Cody Franson’s offensive and physical dominance in this year’s playoffs – he still sits eighth in blueline scoring and hitting – is a hint of what is to come for the Salmon Arm native. At times in the series against the Bruins, he formed a lethal offensive duo with Jake Gardiner that drove the Toronto attack for large portions of the game. Of course, he also hand delivered a present to Boston early on in game seven.
Yet, as one of the many unfortunate Toronto fans that were at the Garden that night to get their heart ripped out in person, we were witness to a defenseman that then elevated his game in the most crucial moment of hockey this franchise has seen in almost a decade. In over 27 minutes of ice that night, he got the next two goals to steal and then establish the lead for his own club. Even the boisterous and belligerent of the Bruins faithful were left shaking their head in wonder at “that Franzen guy” when he ripped home that second period slapshot.
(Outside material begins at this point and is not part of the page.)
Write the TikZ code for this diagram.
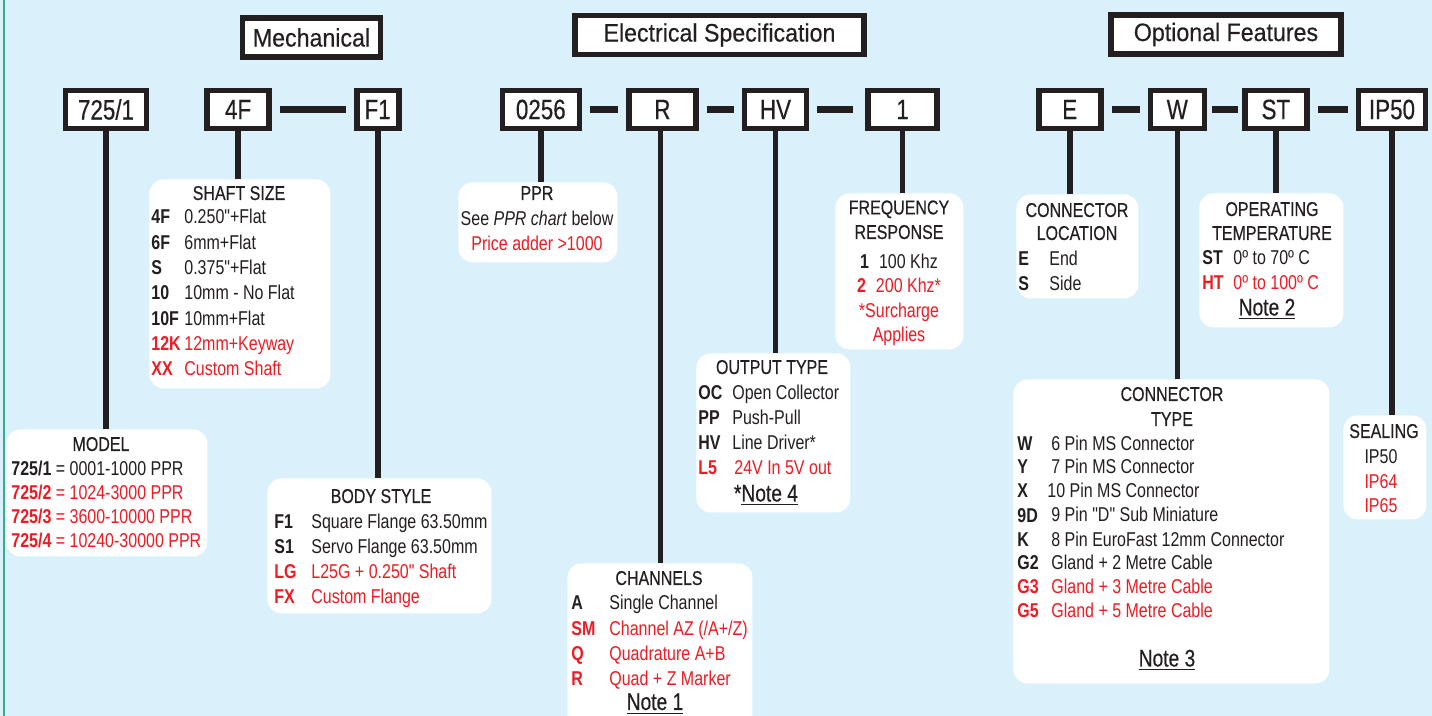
\documentclass[tikz,border=0pt]{standalone}
\usepackage{fontspec}
\setmainfont[FakeStretch=0.8, Ligatures=TeXOff]{Liberation Sans}
\newfontfamily\titlefamily[FakeStretch=0.92, FakeBold=0.4]{Liberation Sans}
\newfontfamily\headfamily[FakeStretch=0.8, FakeBold=0.4, Ligatures=TeXOff]{Liberation Sans}
\usepackage{xcolor}
\usepackage{tikz}
\usetikzlibrary{positioning}

\definecolor{ink}{HTML}{231F20}
\definecolor{specred}{HTML}{ED1C24}
\definecolor{sky}{HTML}{DAF0FB}
\definecolor{edgeline}{HTML}{3DAA8C}

\newcommand\kv[3][16.5pt]{\makebox[#1][l]{\bfseries #2}#3}
\newcommand\hot[1]{\textcolor{specred}{#1}}

\begin{document}
\begin{tikzpicture}[x=0.5pt, y=-0.5pt,
  every node/.append style={text=ink},
  codebox/.style={draw=ink, line width=2.8pt, fill=white, minimum height=19pt,
                  inner sep=0pt, font=\headfamily\fontsize{14}{16}\selectfont},
  titlebox/.style={draw=ink, line width=2.8pt, fill=white, minimum height=19.5pt,
                   inner sep=0pt, font=\titlefamily\fontsize{12.6}{15}\selectfont},
  infobox/.style={fill=white, rounded corners=7pt, anchor=north west, inner sep=0pt},
  % multi-line texts sit on the baseline of their last line
  head/.style={anchor=base, align=center, inner sep=0pt,
               font=\headfamily\fontsize{10}{#1}\selectfont},
  head/.default=12pt,
  rows/.style={anchor=base west, align=left, inner sep=0pt, font=\fontsize{10}{#1}\selectfont},
  rows/.default=12.5pt,
  vals/.style={anchor=base, align=center, inner sep=0pt, font=\fontsize{10}{#1}\selectfont},
  vals/.default=12.5pt,
  note/.style={anchor=base, inner sep=0pt, font=\headfamily\fontsize{12}{14}\selectfont},
  stem/.style={draw=ink, line width=2.8pt},
  joiner/.style={draw=ink, line width=3.2pt, shorten <=4pt, shorten >=4pt}
]
  \useasboundingbox (0,0) rectangle (1432,716);
  \fill[sky] (0,0) rectangle (1432,716);
  \draw[edgeline, line width=1pt] (4,0) -- (4,716);

  % group titles
  \node[titlebox, minimum width=69pt] (mech) at (311.5,37.5) {Mechanical};
  \node[titlebox, minimum width=144.5pt] (elec) at (719.5,35) {Electrical Specification};
  \node[titlebox, minimum width=115pt] (opt) at (1226,34.5) {Optional Features};

  % part number row
  \node[codebox, minimum width=40.5pt] (c725) at (106,109.5) {725/1};
  \node[codebox, minimum width=31pt, right=27.5pt of c725] (c4F) {4F};
  \node[codebox, minimum width=21pt, right=41pt of c4F] (cF1) {F1};
  \node[codebox, minimum width=38.5pt, right=49pt of cF1] (c0256) {0256};
  \node[codebox, minimum width=33.5pt, right=22pt of c0256] (cR) {R};
  \node[codebox, minimum width=31pt, right=21.5pt of cR] (cHV) {HV};
  \node[codebox, minimum width=34.5pt, right=28pt of cHV] (c1) {1};
  \node[codebox, minimum width=31pt, right=48pt of c1] (cE) {E};
  \node[codebox, minimum width=27pt, right=22pt of cE] (cW) {W};
  \node[codebox, minimum width=31pt, right=17.5pt of cW] (cST) {ST};
  \node[codebox, minimum width=33.5pt, right=23pt of cST] (cIP) {IP50};

  \draw[joiner] (c4F) -- (cF1);
  \draw[joiner] (c0256) -- (cR);
  \draw[joiner] (cR) -- (cHV);
  \draw[joiner, shorten >=6pt] (cHV) -- (c1);
  \draw[joiner] (cE) -- (cW);
  \draw[joiner, shorten <=2.5pt, shorten >=2pt] (cW) -- (cST);
  \draw[joiner] (cST) -- (cIP);

  % option boxes
  \node[infobox, minimum width=90.5pt, minimum height=104.5pt] (shaft) at (149,179) {};
  \node[infobox, minimum width=100.5pt, minimum height=63.5pt] (model) at (6,429) {};
  \node[infobox, minimum width=112pt, minimum height=67.5pt] (body) at (267,478) {};
  \node[infobox, minimum width=79.5pt, minimum height=40pt] (ppr) at (458,182) {};
  \node[infobox, minimum width=64pt, minimum height=78pt] (freq) at (835,193) {};
  \node[infobox, minimum width=77pt, minimum height=79.5pt] (output) at (696,353) {};
  \node[infobox, minimum width=92.5pt, minimum height=83.5pt] (channels) at (567,563) {};
  \node[infobox, minimum width=61pt, minimum height=52pt] (connloc) at (1016,194) {};
  \node[infobox, minimum width=72pt, minimum height=67pt] (optemp) at (1199,193) {};
  \node[infobox, minimum width=158pt, minimum height=152pt] (conntype) at (1013,379) {};
  \node[infobox, minimum width=41.5pt, minimum height=52pt] (sealing) at (1343,415) {};

  \draw[stem] (c725.south) -- (c725.south |- model.north);
  \draw[stem] (c4F.south) -- (c4F.south |- shaft.north);
  \draw[stem] (cF1.south) -- (cF1.south |- body.north);
  \draw[stem] (c0256.south) -- (c0256.south |- ppr.north);
  \draw[stem] ([xshift=-1pt]cR.south) -- ([xshift=-1pt]cR.south |- channels.north);
  \draw[stem] (cHV.south) -- (cHV.south |- output.north);
  \draw[stem] (c1.south) -- (c1.south |- freq.north);
  \draw[stem] (cE.south) -- (cE.south |- connloc.north);
  \draw[stem] (cW.south) -- (cW.south |- conntype.north);
  \draw[stem] (cST.south) -- (cST.south |- optemp.north);
  \draw[stem] (cIP.south) -- (cIP.south |- sealing.north);

  % box texts
  \node[head] (shaft-head) at (239,200) {SHAFT SIZE};
  \node[rows=12.67pt] (shaft-rows) at (151,376)
    {\kv{4F}{0.250"+Flat}\\ \kv{6F}{6mm+Flat}\\ \kv{S}{0.375"+Flat}\\
     \kv{10}{10mm - No Flat}\\ \kv{10F}{10mm+Flat}\\
     \hot{\kv{12K}{12mm+Keyway}}\\ \hot{\kv{XX}{Custom Shaft}}};

  \node[head] (model-head) at (101,451) {MODEL};
  \node[rows=12.15pt] (model-rows) at (11,548)
    {\textbf{725/1} = 0001-1000 PPR\\ \hot{\textbf{725/2} = 1024-3000 PPR}\\
     \hot{\textbf{725/3} = 3600-10000 PPR}\\ \hot{\textbf{725/4} = 10240-30000 PPR}};

  \node[head] (body-head) at (381,503) {BODY STYLE};
  \node[rows] (body-rows) at (274,604)
    {\kv[18.5pt]{F1}{Square Flange 63.50mm}\\ \kv[18.5pt]{S1}{Servo Flange 63.50mm}\\
     \hot{\kv[18.5pt]{LG}{L25G + 0.250" Shaft}}\\ \hot{\kv[18.5pt]{FX}{Custom Flange}}};

  \node[head] (ppr-head) at (537,200) {PPR};
  \node[vals=12.75pt] (ppr-text) at (537,251)
    {See \textit{PPR chart} below\\ \hot{Price adder >1000}};

  \node[head=12.3pt] (freq-head) at (899,239) {FREQUENCY\\ RESPONSE};
  \node[vals=12.3pt] (freq-text) at (899,342)
    {\textbf{1}\enspace 100 Khz\\ \hot{\textbf{2}\enspace 200 Khz*}\\
     \hot{*Surcharge}\\ \hot{Applies}};

  \node[head] (output-head) at (772,374) {OUTPUT TYPE};
  \node[rows] (output-rows) at (698,475)
    {\kv[17pt]{OC}{Open Collector}\\ \kv[17pt]{PP}{Push-Pull}\\ \kv[17pt]{HV}{Line Driver*}\\
     \hot{\kv[18pt]{L5}{24V In 5V out}}};
  \node[note] (note4) at (766,501.5) {*\underline{Note 4}};

  \node[head] (channels-head) at (659,585) {CHANNELS};
  \node[rows=12.67pt] (channels-rows) at (571,686)
    {\kv[19pt]{A}{Single Channel}\\ \hot{\kv[19pt]{SM}{Channel AZ (/A+/Z)}}\\
     \hot{\kv[19pt]{Q}{Quadrature A+B}}\\ \hot{\kv[19pt]{R}{Quad + Z Marker}}};
  \node[note] (note1) at (655,710) {\underline{Note 1}};

  \node[head=11.5pt] (connloc-head) at (1077,240) {CONNECTOR\\ LOCATION};
  \node[rows] (connloc-rows) at (1018,291)
    {\kv[15.5pt]{E}{End}\\ \kv[15.5pt]{S}{Side}};

  \node[head] (optemp-head) at (1272,240) {OPERATING\\ TEMPERATURE};
  \node[rows] (optemp-rows) at (1202,290)
    {\kv[15.5pt]{ST}{0º to 70º C}\\ \hot{\kv[15.5pt]{HT}{0º to 100º C}}};
  \node[note] (note2) at (1267,315.5) {\underline{Note 2}};

  \node[head=12.5pt] (conntype-head) at (1172,426) {CONNECTOR\\ TYPE};
  \node[rows=12pt] (conntype-rows) at (1017,618)
    {\kv[17pt]{W}{6 Pin MS Connector}\\ \kv[17pt]{Y}{7 Pin MS Connector}\\
     \kv[15pt]{X}{10 Pin MS Connector}\\ \kv[17pt]{9D}{9 Pin "D" Sub Miniature}\\
     \kv[17pt]{K}{8 Pin EuroFast 12mm Connector}\\ \kv[17pt]{G2}{Gland + 2 Metre Cable}\\
     \hot{\kv[17pt]{G3}{Gland + 3 Metre Cable}}\\ \hot{\kv[17pt]{G5}{Gland + 5 Metre Cable}}};
  \node[note] (note3) at (1167,666.5) {\underline{Note 3}};

  \node[head] (sealing-head) at (1384,438) {SEALING};
  \node[vals=12.25pt] (sealing-rows) at (1381,513) {IP50\\ \hot{IP64}\\ \hot{IP65}};
\end{tikzpicture}
\end{document}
With his top notch offensive prowess and newly found physical dimension in the same intimidating 6′ 5″ package, Franson is just beginning to tantalize Leafs nation’s imagination with his potential. With years left to go in his development and maturation as a player, Franson should be in conversation with Phaneuf, Gardiner and Reilly as the four defensemen most relevant to this club’s success in the coming seasons.